● Aim
Look below for the line containing "Rebuild this chart" and the line containing "XAxis, YAxis, Legend"; repeat exactly those two lines and all lines between them, and nothing else.

● Task material
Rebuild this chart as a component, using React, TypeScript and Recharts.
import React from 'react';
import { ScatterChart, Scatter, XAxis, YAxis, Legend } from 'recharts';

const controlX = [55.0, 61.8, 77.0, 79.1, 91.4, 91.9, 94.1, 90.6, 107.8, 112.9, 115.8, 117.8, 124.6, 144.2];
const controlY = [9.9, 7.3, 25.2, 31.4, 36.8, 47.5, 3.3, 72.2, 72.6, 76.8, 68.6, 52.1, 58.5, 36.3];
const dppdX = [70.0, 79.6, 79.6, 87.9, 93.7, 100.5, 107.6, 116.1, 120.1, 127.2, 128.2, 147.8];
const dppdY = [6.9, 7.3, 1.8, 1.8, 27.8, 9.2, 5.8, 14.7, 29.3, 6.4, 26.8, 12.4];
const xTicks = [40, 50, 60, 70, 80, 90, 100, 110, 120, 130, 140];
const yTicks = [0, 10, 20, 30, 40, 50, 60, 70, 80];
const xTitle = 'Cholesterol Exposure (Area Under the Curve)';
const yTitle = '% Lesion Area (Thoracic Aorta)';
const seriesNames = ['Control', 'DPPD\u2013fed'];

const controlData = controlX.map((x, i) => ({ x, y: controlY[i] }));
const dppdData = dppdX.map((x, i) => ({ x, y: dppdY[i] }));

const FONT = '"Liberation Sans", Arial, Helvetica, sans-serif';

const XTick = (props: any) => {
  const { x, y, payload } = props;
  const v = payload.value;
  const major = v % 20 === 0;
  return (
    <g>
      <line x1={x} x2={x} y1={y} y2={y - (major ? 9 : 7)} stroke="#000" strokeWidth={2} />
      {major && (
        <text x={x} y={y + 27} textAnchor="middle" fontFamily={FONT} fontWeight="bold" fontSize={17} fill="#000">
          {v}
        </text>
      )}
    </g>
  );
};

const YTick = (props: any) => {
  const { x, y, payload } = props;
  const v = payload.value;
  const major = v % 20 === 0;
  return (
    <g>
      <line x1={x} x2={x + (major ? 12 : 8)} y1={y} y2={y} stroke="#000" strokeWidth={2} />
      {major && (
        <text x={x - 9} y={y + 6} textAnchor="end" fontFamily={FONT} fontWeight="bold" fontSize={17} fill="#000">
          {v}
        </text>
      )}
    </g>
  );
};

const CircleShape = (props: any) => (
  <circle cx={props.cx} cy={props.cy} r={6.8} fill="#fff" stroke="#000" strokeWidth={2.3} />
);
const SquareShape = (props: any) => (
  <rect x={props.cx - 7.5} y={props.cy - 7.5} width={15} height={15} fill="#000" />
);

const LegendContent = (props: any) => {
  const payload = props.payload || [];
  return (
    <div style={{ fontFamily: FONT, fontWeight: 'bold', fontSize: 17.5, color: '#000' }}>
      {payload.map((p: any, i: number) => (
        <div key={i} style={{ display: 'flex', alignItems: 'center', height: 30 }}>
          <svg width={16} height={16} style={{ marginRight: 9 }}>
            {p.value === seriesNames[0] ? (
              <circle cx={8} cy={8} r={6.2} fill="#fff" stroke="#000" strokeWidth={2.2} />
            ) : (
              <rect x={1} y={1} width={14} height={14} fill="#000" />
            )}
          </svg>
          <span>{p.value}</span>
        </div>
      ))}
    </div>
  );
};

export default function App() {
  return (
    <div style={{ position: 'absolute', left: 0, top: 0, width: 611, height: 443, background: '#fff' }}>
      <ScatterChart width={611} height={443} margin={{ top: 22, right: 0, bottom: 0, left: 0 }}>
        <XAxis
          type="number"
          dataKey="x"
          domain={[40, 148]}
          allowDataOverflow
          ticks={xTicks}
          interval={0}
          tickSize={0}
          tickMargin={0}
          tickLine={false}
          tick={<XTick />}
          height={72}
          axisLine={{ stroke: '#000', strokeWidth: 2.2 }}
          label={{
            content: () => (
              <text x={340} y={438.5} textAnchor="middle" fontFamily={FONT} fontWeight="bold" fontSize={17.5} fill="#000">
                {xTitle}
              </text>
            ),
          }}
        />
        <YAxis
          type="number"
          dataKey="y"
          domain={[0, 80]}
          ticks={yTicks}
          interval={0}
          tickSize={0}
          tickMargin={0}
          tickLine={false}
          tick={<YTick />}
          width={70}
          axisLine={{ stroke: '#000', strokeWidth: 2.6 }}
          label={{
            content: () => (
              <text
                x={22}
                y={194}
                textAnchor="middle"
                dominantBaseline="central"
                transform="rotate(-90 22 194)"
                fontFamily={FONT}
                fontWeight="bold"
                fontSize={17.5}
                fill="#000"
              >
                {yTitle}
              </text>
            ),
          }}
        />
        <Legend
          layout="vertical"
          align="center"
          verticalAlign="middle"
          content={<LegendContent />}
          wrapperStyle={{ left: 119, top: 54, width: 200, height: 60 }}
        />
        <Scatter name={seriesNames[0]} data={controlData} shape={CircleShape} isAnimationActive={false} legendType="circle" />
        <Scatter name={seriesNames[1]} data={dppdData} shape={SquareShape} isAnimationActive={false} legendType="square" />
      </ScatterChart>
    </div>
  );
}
...
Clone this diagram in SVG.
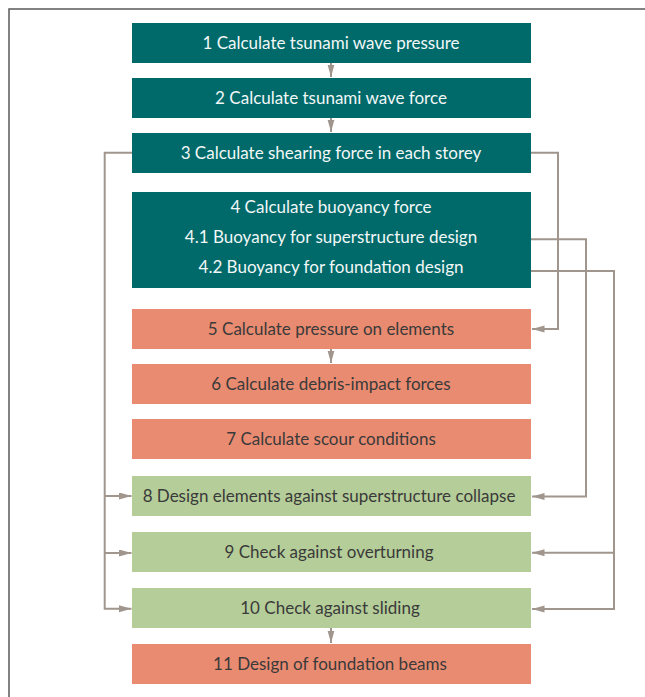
---
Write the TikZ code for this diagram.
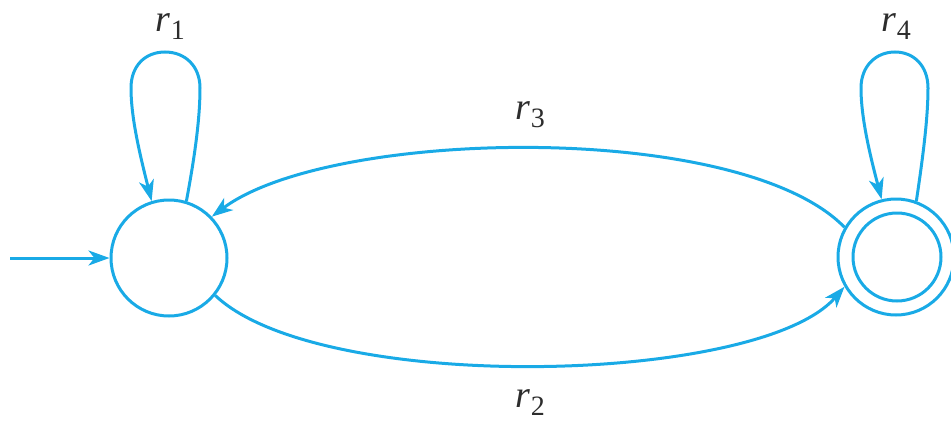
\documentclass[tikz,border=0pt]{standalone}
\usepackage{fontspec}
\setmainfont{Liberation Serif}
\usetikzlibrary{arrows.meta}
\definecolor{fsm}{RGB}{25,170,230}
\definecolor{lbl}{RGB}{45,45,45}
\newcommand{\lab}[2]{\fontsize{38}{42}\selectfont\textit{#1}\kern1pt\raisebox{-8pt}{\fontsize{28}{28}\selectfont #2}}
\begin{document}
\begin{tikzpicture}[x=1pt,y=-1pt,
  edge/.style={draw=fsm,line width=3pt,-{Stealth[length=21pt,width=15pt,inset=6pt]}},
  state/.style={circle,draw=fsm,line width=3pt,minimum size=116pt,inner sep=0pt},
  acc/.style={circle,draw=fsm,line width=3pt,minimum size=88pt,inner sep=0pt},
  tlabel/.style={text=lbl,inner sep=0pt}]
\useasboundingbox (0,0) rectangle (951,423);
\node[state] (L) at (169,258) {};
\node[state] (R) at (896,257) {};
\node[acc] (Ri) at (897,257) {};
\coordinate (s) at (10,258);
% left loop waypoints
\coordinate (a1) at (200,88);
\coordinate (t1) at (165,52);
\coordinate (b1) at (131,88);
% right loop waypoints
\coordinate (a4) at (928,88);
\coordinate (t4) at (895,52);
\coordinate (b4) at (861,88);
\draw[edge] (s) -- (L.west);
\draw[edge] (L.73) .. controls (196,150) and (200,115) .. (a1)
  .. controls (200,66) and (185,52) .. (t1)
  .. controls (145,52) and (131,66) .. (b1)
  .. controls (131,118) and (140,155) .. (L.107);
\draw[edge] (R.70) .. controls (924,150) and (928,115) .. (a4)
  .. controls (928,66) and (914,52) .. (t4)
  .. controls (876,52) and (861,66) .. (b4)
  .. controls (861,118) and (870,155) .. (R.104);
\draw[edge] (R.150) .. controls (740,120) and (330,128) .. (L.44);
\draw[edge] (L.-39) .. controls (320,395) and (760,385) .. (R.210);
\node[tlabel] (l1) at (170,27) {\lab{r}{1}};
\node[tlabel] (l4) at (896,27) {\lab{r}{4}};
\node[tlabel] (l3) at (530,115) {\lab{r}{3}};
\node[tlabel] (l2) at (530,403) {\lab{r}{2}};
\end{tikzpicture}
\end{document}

● Response
Rebuild this chart as a component, using React, TypeScript and Recharts.
import React from 'react';
import { ScatterChart, Scatter, XAxis, YAxis, Legend } from 'recharts';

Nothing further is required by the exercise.